*REQUEST*.
Pictures aside, quote the whole listing exactly.

*DATASET EXTRACT*.
****

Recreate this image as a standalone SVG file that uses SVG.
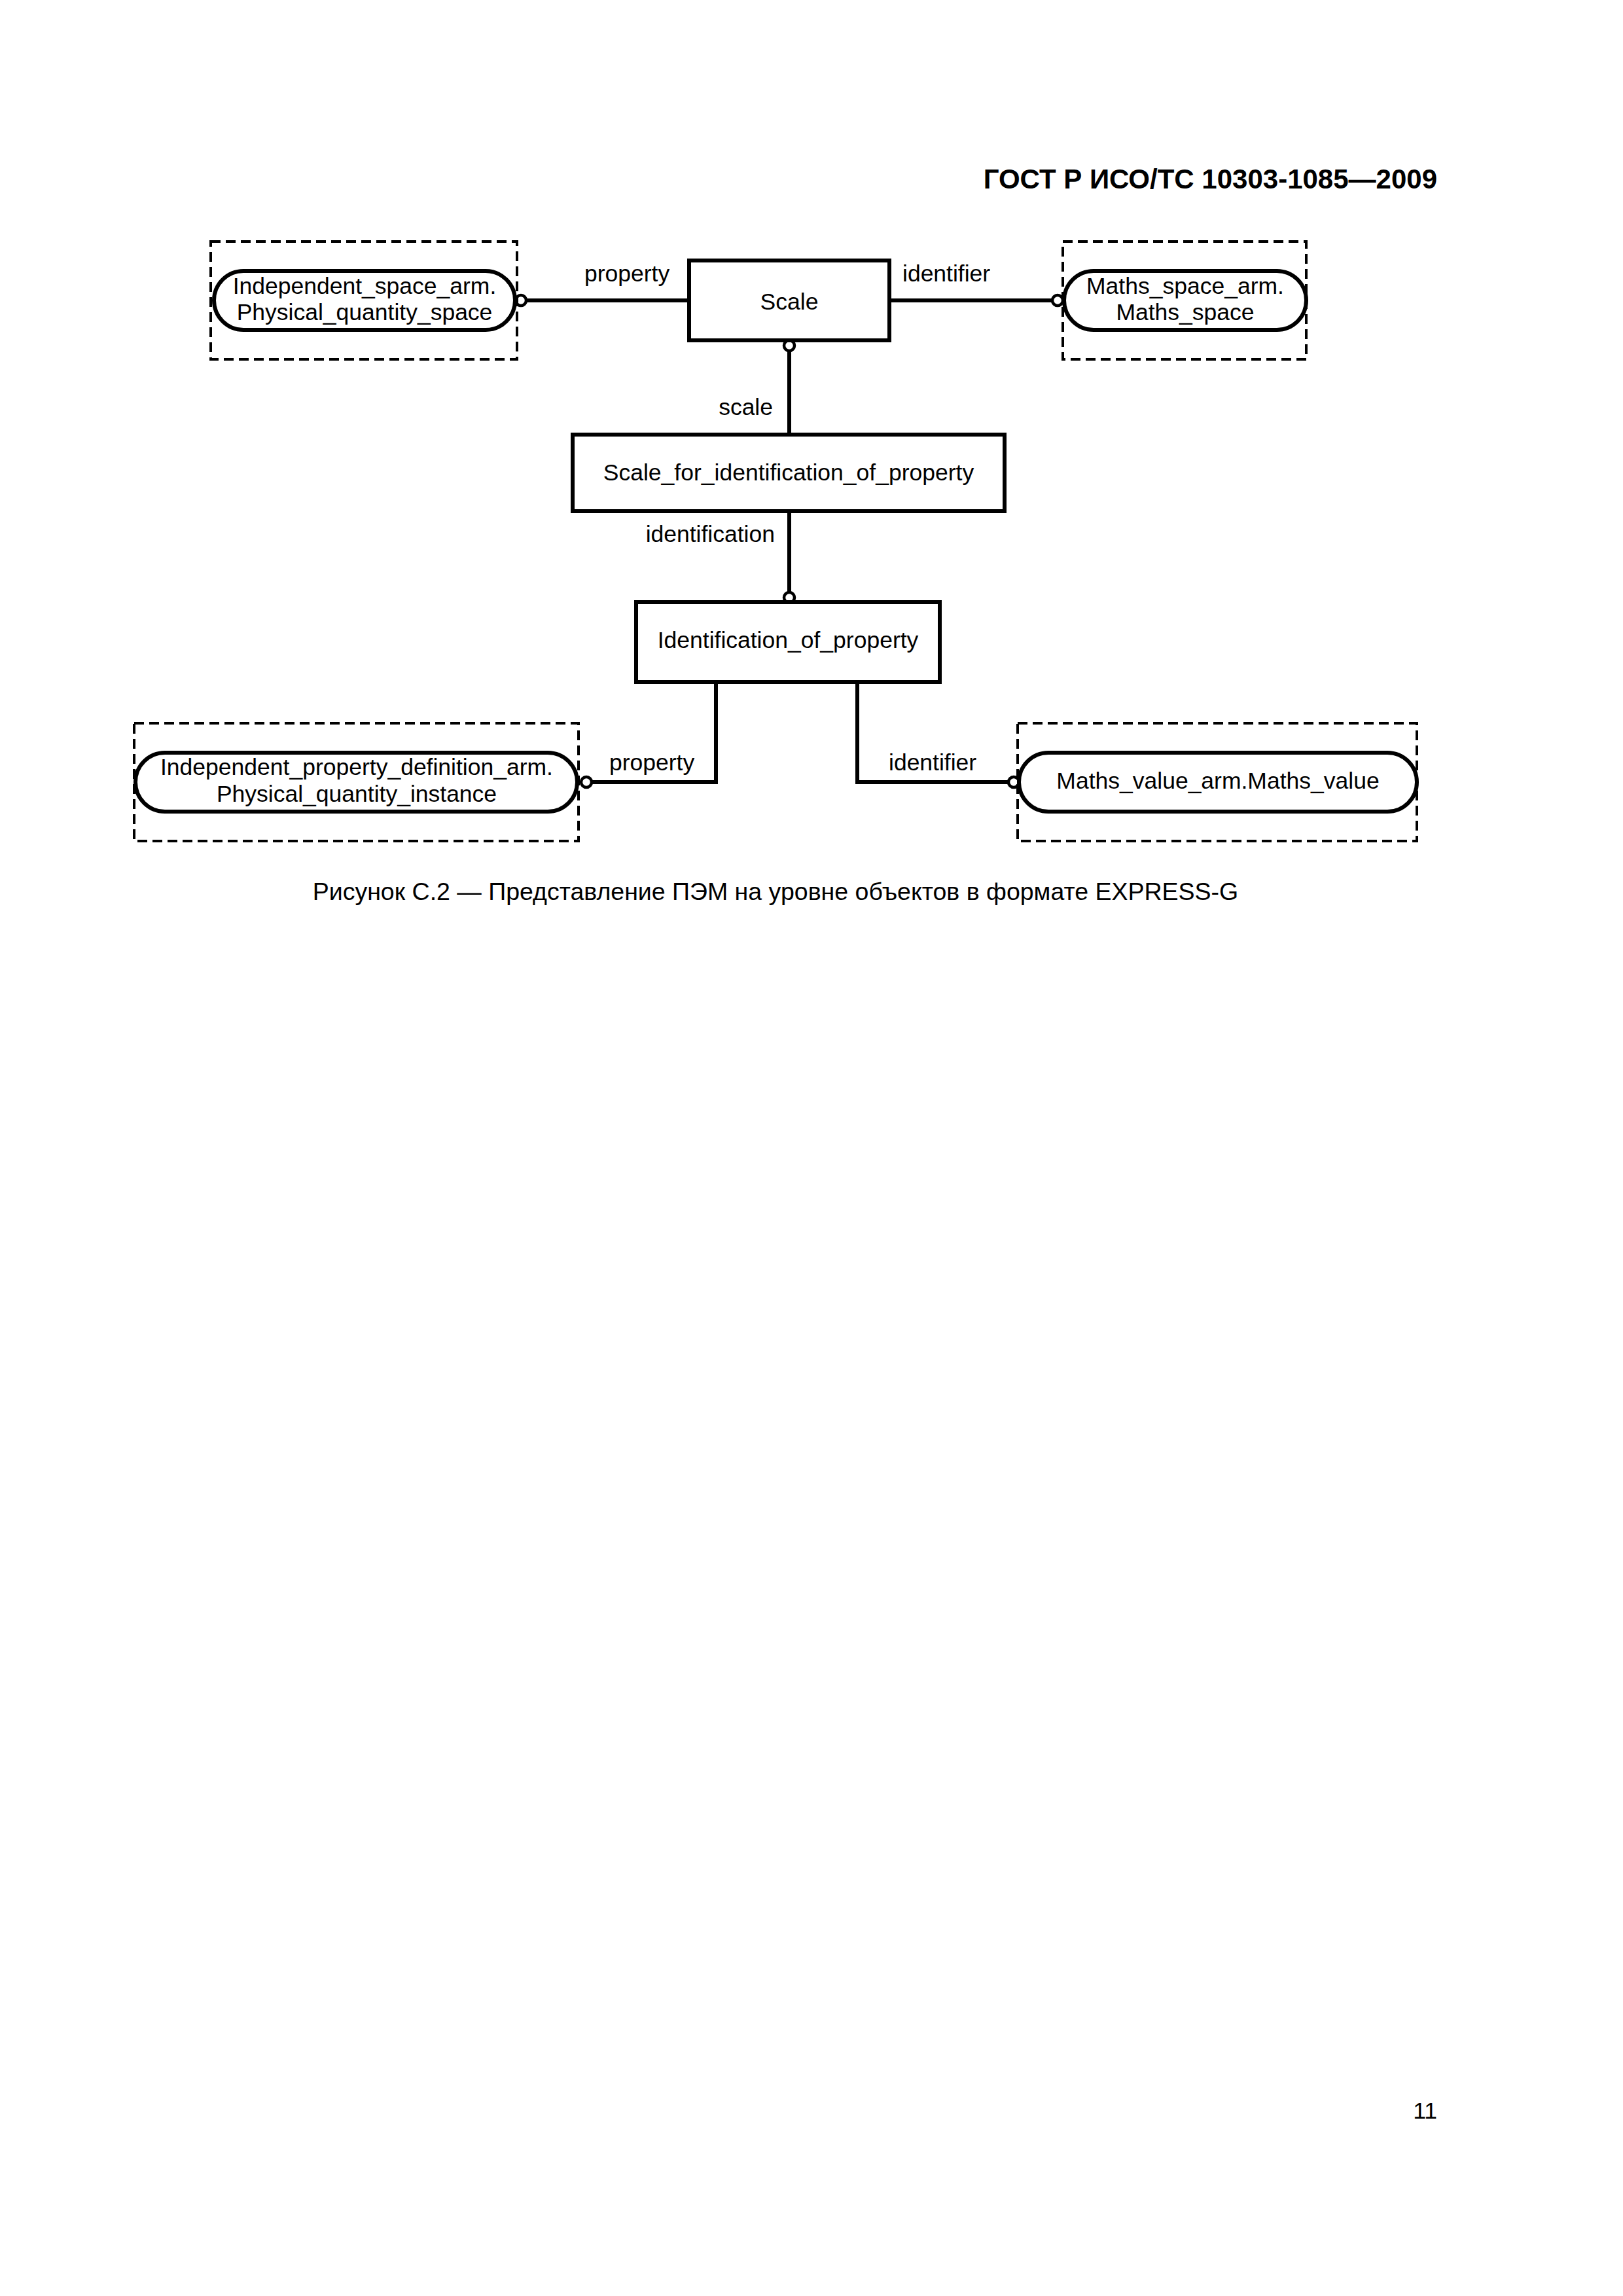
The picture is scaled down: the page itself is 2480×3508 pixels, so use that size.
<svg xmlns="http://www.w3.org/2000/svg" width="2480" height="3508" viewBox="0 0 2480 3508">
<style>
.bg{fill:#fff}
.ent{fill:#fff;stroke:#000;stroke-width:6}
.ref{fill:#fff;stroke:#000;stroke-width:6}
.dash{fill:none;stroke:#000;stroke-width:4;stroke-dasharray:15 8}
.ln{fill:none;stroke:#000;stroke-width:6}
.oc{fill:#fff;stroke:#000;stroke-width:4.5}
text{font-family:"Liberation Sans",Arial,sans-serif;fill:#000}
.t{font-size:35.5px;text-anchor:middle}
.lb{font-size:35.5px}
.hdr{font-size:42px;font-weight:bold;text-anchor:end}
.cap{font-size:37.5px;text-anchor:middle}
</style>
<rect class="bg" x="0" y="0" width="2480" height="3508"/>
<text class="hdr" x="2196" y="288">ГОСТ Р ИСО/ТС 10303-1085—2009</text>

<g id="connectors">
  <path class="ln" d="M804 459 H1053"/>
  <path class="ln" d="M1359 459 H1608"/>
  <path class="ln" d="M1206 535 V664"/>
  <path class="ln" d="M1206 781 V906"/>
  <path class="ln" d="M1094 1042 V1195 H904"/>
  <path class="ln" d="M1310 1042 V1195 H1541"/>
  <circle class="oc" cx="796" cy="459" r="8"/>
  <circle class="oc" cx="1616" cy="459" r="8"/>
  <circle class="oc" cx="1206" cy="528" r="8"/>
  <circle class="oc" cx="1206" cy="913" r="8"/>
  <circle class="oc" cx="896" cy="1195" r="8"/>
  <circle class="oc" cx="1549" cy="1195" r="8"/>
  <text class="lb" x="893" y="430">property</text>
  <text class="lb" x="1379" y="430">identifier</text>
  <text class="lb" x="1181" y="634" text-anchor="end">scale</text>
  <text class="lb" x="1184" y="828" text-anchor="end">identification</text>
  <text class="lb" x="931" y="1177">property</text>
  <text class="lb" x="1358" y="1177">identifier</text>
</g>

<g id="ref_independent_space">
  <rect class="dash" x="322" y="369" width="468" height="180"/>
  <rect class="ref" x="327" y="414" width="460" height="90" rx="45" ry="45"/>
  <text class="t" x="557" y="449">Independent_space_arm.</text>
  <text class="t" x="557" y="489">Physical_quantity_space</text>
</g>

<g id="scale">
  <rect class="ent" x="1053" y="398" width="306" height="122"/>
  <text class="t" x="1206" y="473">Scale</text>
</g>

<g id="ref_maths_space">
  <rect class="dash" x="1624" y="369" width="372" height="180"/>
  <rect class="ref" x="1626" y="414" width="370" height="90" rx="45" ry="45"/>
  <text class="t" x="1811" y="449">Maths_space_arm.</text>
  <text class="t" x="1811" y="489">Maths_space</text>
</g>

<g id="scale_for_identification_of_property">
  <rect class="ent" x="875" y="664" width="660" height="117"/>
  <text class="t" x="1205" y="734">Scale_for_identification_of_property</text>
</g>

<g id="identification_of_property">
  <rect class="ent" x="972" y="920" width="464" height="122"/>
  <text class="t" x="1204" y="990">Identification_of_property</text>
</g>

<g id="ref_independent_property_definition">
  <rect class="dash" x="205" y="1105" width="679" height="180"/>
  <rect class="ref" x="207" y="1150" width="675" height="90" rx="45" ry="45"/>
  <text class="t" x="545" y="1184">Independent_property_definition_arm.</text>
  <text class="t" x="545" y="1225">Physical_quantity_instance</text>
</g>

<g id="ref_maths_value">
  <rect class="dash" x="1555" y="1105" width="610" height="180"/>
  <rect class="ref" x="1557" y="1150" width="608" height="90" rx="45" ry="45"/>
  <text class="t" x="1861" y="1205">Maths_value_arm.Maths_value</text>
</g>

<text class="cap" x="1185" y="1375">Рисунок С.2 — Представление ПЭМ на уровне объектов в формате EXPRESS-G</text>
<text class="lb" x="2196" y="3237" text-anchor="end">11</text>
</svg>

****

*RESPONSE TO THIS EXERCISE*.
Recreate this image as a standalone SVG file that uses SVG.
The picture is scaled down: the page itself is 2480×3508 pixels, so use that size.
<svg xmlns="http://www.w3.org/2000/svg" width="2480" height="3508" viewBox="0 0 2480 3508">
<style>
.bg{fill:#fff}
.ent{fill:#fff;stroke:#000;stroke-width:6}
.ref{fill:#fff;stroke:#000;stroke-width:6}
.dash{fill:none;stroke:#000;stroke-width:4;stroke-dasharray:15 8}
.ln{fill:none;stroke:#000;stroke-width:6}
.oc{fill:#fff;stroke:#000;stroke-width:4.5}
text{font-family:"Liberation Sans",Arial,sans-serif;fill:#000}
.t{font-size:35.5px;text-anchor:middle}
.lb{font-size:35.5px}
.hdr{font-size:42px;font-weight:bold;text-anchor:end}
.cap{font-size:37.5px;text-anchor:middle}
</style>
<rect class="bg" x="0" y="0" width="2480" height="3508"/>
<text class="hdr" x="2196" y="288">ГОСТ Р ИСО/ТС 10303-1085—2009</text>

<g id="connectors">
  <path class="ln" d="M804 459 H1053"/>
  <path class="ln" d="M1359 459 H1608"/>
  <path class="ln" d="M1206 535 V664"/>
  <path class="ln" d="M1206 781 V906"/>
  <path class="ln" d="M1094 1042 V1195 H904"/>
  <path class="ln" d="M1310 1042 V1195 H1541"/>
  <circle class="oc" cx="796" cy="459" r="8"/>
  <circle class="oc" cx="1616" cy="459" r="8"/>
  <circle class="oc" cx="1206" cy="528" r="8"/>
  <circle class="oc" cx="1206" cy="913" r="8"/>
  <circle class="oc" cx="896" cy="1195" r="8"/>
  <circle class="oc" cx="1549" cy="1195" r="8"/>
  <text class="lb" x="893" y="430">property</text>
  <text class="lb" x="1379" y="430">identifier</text>
  <text class="lb" x="1181" y="634" text-anchor="end">scale</text>
  <text class="lb" x="1184" y="828" text-anchor="end">identification</text>
  <text class="lb" x="931" y="1177">property</text>
  <text class="lb" x="1358" y="1177">identifier</text>
</g>

<g id="ref_independent_space">
  <rect class="dash" x="322" y="369" width="468" height="180"/>
  <rect class="ref" x="327" y="414" width="460" height="90" rx="45" ry="45"/>
  <text class="t" x="557" y="449">Independent_space_arm.</text>
  <text class="t" x="557" y="489">Physical_quantity_space</text>
</g>

<g id="scale">
  <rect class="ent" x="1053" y="398" width="306" height="122"/>
  <text class="t" x="1206" y="473">Scale</text>
</g>

<g id="ref_maths_space">
  <rect class="dash" x="1624" y="369" width="372" height="180"/>
  <rect class="ref" x="1626" y="414" width="370" height="90" rx="45" ry="45"/>
  <text class="t" x="1811" y="449">Maths_space_arm.</text>
  <text class="t" x="1811" y="489">Maths_space</text>
</g>

<g id="scale_for_identification_of_property">
  <rect class="ent" x="875" y="664" width="660" height="117"/>
  <text class="t" x="1205" y="734">Scale_for_identification_of_property</text>
</g>

<g id="identification_of_property">
  <rect class="ent" x="972" y="920" width="464" height="122"/>
  <text class="t" x="1204" y="990">Identification_of_property</text>
</g>

<g id="ref_independent_property_definition">
  <rect class="dash" x="205" y="1105" width="679" height="180"/>
  <rect class="ref" x="207" y="1150" width="675" height="90" rx="45" ry="45"/>
  <text class="t" x="545" y="1184">Independent_property_definition_arm.</text>
  <text class="t" x="545" y="1225">Physical_quantity_instance</text>
</g>

<g id="ref_maths_value">
  <rect class="dash" x="1555" y="1105" width="610" height="180"/>
  <rect class="ref" x="1557" y="1150" width="608" height="90" rx="45" ry="45"/>
  <text class="t" x="1861" y="1205">Maths_value_arm.Maths_value</text>
</g>

<text class="cap" x="1185" y="1375">Рисунок С.2 — Представление ПЭМ на уровне объектов в формате EXPRESS-G</text>
<text class="lb" x="2196" y="3237" text-anchor="end">11</text>
</svg>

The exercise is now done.